**Short problem**
Leave out the pictures and copy everything else below exactly.
_ _ _ _ _
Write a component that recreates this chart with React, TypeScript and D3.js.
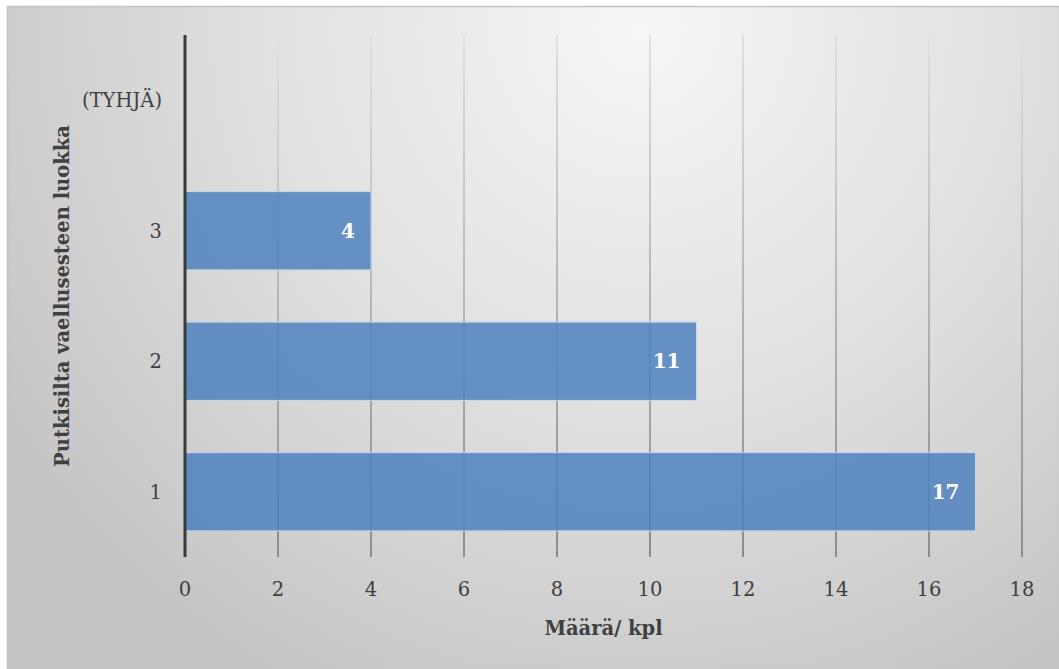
import React from "react";
import * as d3 from "d3";

const categories = ["(TYHJÄ)", "3", "2", "1"];
const values: (number | null)[] = [null, 4, 11, 17];
const xTicks = [0, 2, 4, 6, 8, 10, 12, 14, 16, 18];
const xTitle = "Määrä/ kpl";
const yTitle = "Putkisilta vaellusesteen luokka";

const W = 1059;
const H = 669;
const FONT = "'DejaVu Serif', 'Liberation Serif', serif";

export default function App() {
  const plotL = 185, plotR = 1022, plotT = 35, plotB = 557;
  const x = d3.scaleLinear().domain([0, 18]).range([plotL, plotR]);
  const y = d3.scaleBand<string>().domain(categories).range([plotT, plotB]).paddingInner(0.4).paddingOuter(0.2);

  return (
    <svg width={W} height={H} style={{ position: "absolute", left: 0, top: 0, background: "#fff" }}>
      <defs>
        <radialGradient id="bg" gradientUnits="userSpaceOnUse" cx={640} cy={30} r={740}>
          <stop offset="0" stopColor="#f6f6f6" />
          <stop offset="0.5" stopColor="#e1e1e1" />
          <stop offset="1" stopColor="#c5c5c5" />
        </radialGradient>
        <linearGradient id="grid" gradientUnits="userSpaceOnUse" x1={0} y1={plotT} x2={0} y2={plotB}>
          <stop offset="0" stopColor="#e0e0e0" />
          <stop offset="1" stopColor="#8c8c8c" />
        </linearGradient>
      </defs>
      <rect x={7.5} y={6.5} width={W - 7} height={H - 6} fill="url(#bg)" stroke="#c4c4c4" strokeWidth={1.5} />
      {xTicks.filter((t) => t !== 0).map((t) => (
        <line key={"g" + t} x1={x(t)} x2={x(t)} y1={plotT} y2={plotB} stroke="url(#grid)" strokeWidth={2} />
      ))}
      {categories.map((c, i) =>
        values[i] == null ? null : (
          <g key={"b" + c}>
            <rect
              x={x(0)}
              y={y(c)!}
              width={x(values[i] as number) - x(0)}
              height={y.bandwidth()}
              fill="#4f81bd"
              fillOpacity={0.85}
              stroke="#c6d6ea"
              strokeWidth={1}
            />
            <text
              x={x(values[i] as number) - 16}
              y={y(c)! + y.bandwidth() / 2}
              dy="0.35em"
              textAnchor="end"
              fontFamily={FONT}
              fontWeight="bold"
              fontSize={20}
              fill="#fff"
            >
              {values[i]}
            </text>
          </g>
        )
      )}
      <line x1={x(0)} x2={x(0)} y1={plotT} y2={plotB} stroke="#3a3a3a" strokeWidth={3} />
      {categories.map((c) => (
        <text key={"yl" + c} x={162} y={y(c)! + y.bandwidth() / 2} dy="0.35em" textAnchor="end" fontFamily={FONT} fontSize={19.5} fill="#404040">
          {c}
        </text>
      ))}
      {xTicks.map((t) => (
        <text key={"xl" + t} x={x(t)} y={589} dy="0.35em" textAnchor="middle" fontFamily={FONT} fontSize={19.5} fill="#404040">
          {t}
        </text>
      ))}
      <text x={(plotL + plotR) / 2} y={628} dy="0.35em" textAnchor="middle" fontFamily={FONT} fontWeight="bold" fontSize={19.5} fill="#404040">
        {xTitle}
      </text>
      <text transform={`translate(62,${(plotT + plotB) / 2}) rotate(-90)`} dy="0.35em" textAnchor="middle" fontFamily={FONT} fontWeight="bold" fontSize={19.5} fill="#404040">
        {yTitle}
      </text>
    </svg>
  );
}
_ _ _ _ _
**Answer**
Write a component that recreates this chart with React, TypeScript and D3.js.
import React from "react";
import * as d3 from "d3";

const categories = ["(TYHJÄ)", "3", "2", "1"];
const values: (number | null)[] = [null, 4, 11, 17];
const xTicks = [0, 2, 4, 6, 8, 10, 12, 14, 16, 18];
const xTitle = "Määrä/ kpl";
const yTitle = "Putkisilta vaellusesteen luokka";

const W = 1059;
const H = 669;
const FONT = "'DejaVu Serif', 'Liberation Serif', serif";

export default function App() {
  const plotL = 185, plotR = 1022, plotT = 35, plotB = 557;
  const x = d3.scaleLinear().domain([0, 18]).range([plotL, plotR]);
  const y = d3.scaleBand<string>().domain(categories).range([plotT, plotB]).paddingInner(0.4).paddingOuter(0.2);

  return (
    <svg width={W} height={H} style={{ position: "absolute", left: 0, top: 0, background: "#fff" }}>
      <defs>
        <radialGradient id="bg" gradientUnits="userSpaceOnUse" cx={640} cy={30} r={740}>
          <stop offset="0" stopColor="#f6f6f6" />
          <stop offset="0.5" stopColor="#e1e1e1" />
          <stop offset="1" stopColor="#c5c5c5" />
        </radialGradient>
        <linearGradient id="grid" gradientUnits="userSpaceOnUse" x1={0} y1={plotT} x2={0} y2={plotB}>
          <stop offset="0" stopColor="#e0e0e0" />
          <stop offset="1" stopColor="#8c8c8c" />
        </linearGradient>
      </defs>
      <rect x={7.5} y={6.5} width={W - 7} height={H - 6} fill="url(#bg)" stroke="#c4c4c4" strokeWidth={1.5} />
      {xTicks.filter((t) => t !== 0).map((t) => (
        <line key={"g" + t} x1={x(t)} x2={x(t)} y1={plotT} y2={plotB} stroke="url(#grid)" strokeWidth={2} />
      ))}
      {categories.map((c, i) =>
        values[i] == null ? null : (
          <g key={"b" + c}>
            <rect
              x={x(0)}
              y={y(c)!}
              width={x(values[i] as number) - x(0)}
              height={y.bandwidth()}
              fill="#4f81bd"
              fillOpacity={0.85}
              stroke="#c6d6ea"
              strokeWidth={1}
            />
            <text
              x={x(values[i] as number) - 16}
              y={y(c)! + y.bandwidth() / 2}
              dy="0.35em"
              textAnchor="end"
              fontFamily={FONT}
              fontWeight="bold"
              fontSize={20}
              fill="#fff"
            >
              {values[i]}
            </text>
          </g>
        )
      )}
      <line x1={x(0)} x2={x(0)} y1={plotT} y2={plotB} stroke="#3a3a3a" strokeWidth={3} />
      {categories.map((c) => (
        <text key={"yl" + c} x={162} y={y(c)! + y.bandwidth() / 2} dy="0.35em" textAnchor="end" fontFamily={FONT} fontSize={19.5} fill="#404040">
          {c}
        </text>
      ))}
      {xTicks.map((t) => (
        <text key={"xl" + t} x={x(t)} y={589} dy="0.35em" textAnchor="middle" fontFamily={FONT} fontSize={19.5} fill="#404040">
          {t}
        </text>
      ))}
      <text x={(plotL + plotR) / 2} y={628} dy="0.35em" textAnchor="middle" fontFamily={FONT} fontWeight="bold" fontSize={19.5} fill="#404040">
        {xTitle}
      </text>
      <text transform={`translate(62,${(plotT + plotB) / 2}) rotate(-90)`} dy="0.35em" textAnchor="middle" fontFamily={FONT} fontWeight="bold" fontSize={19.5} fill="#404040">
        {yTitle}
      </text>
    </svg>
  );
}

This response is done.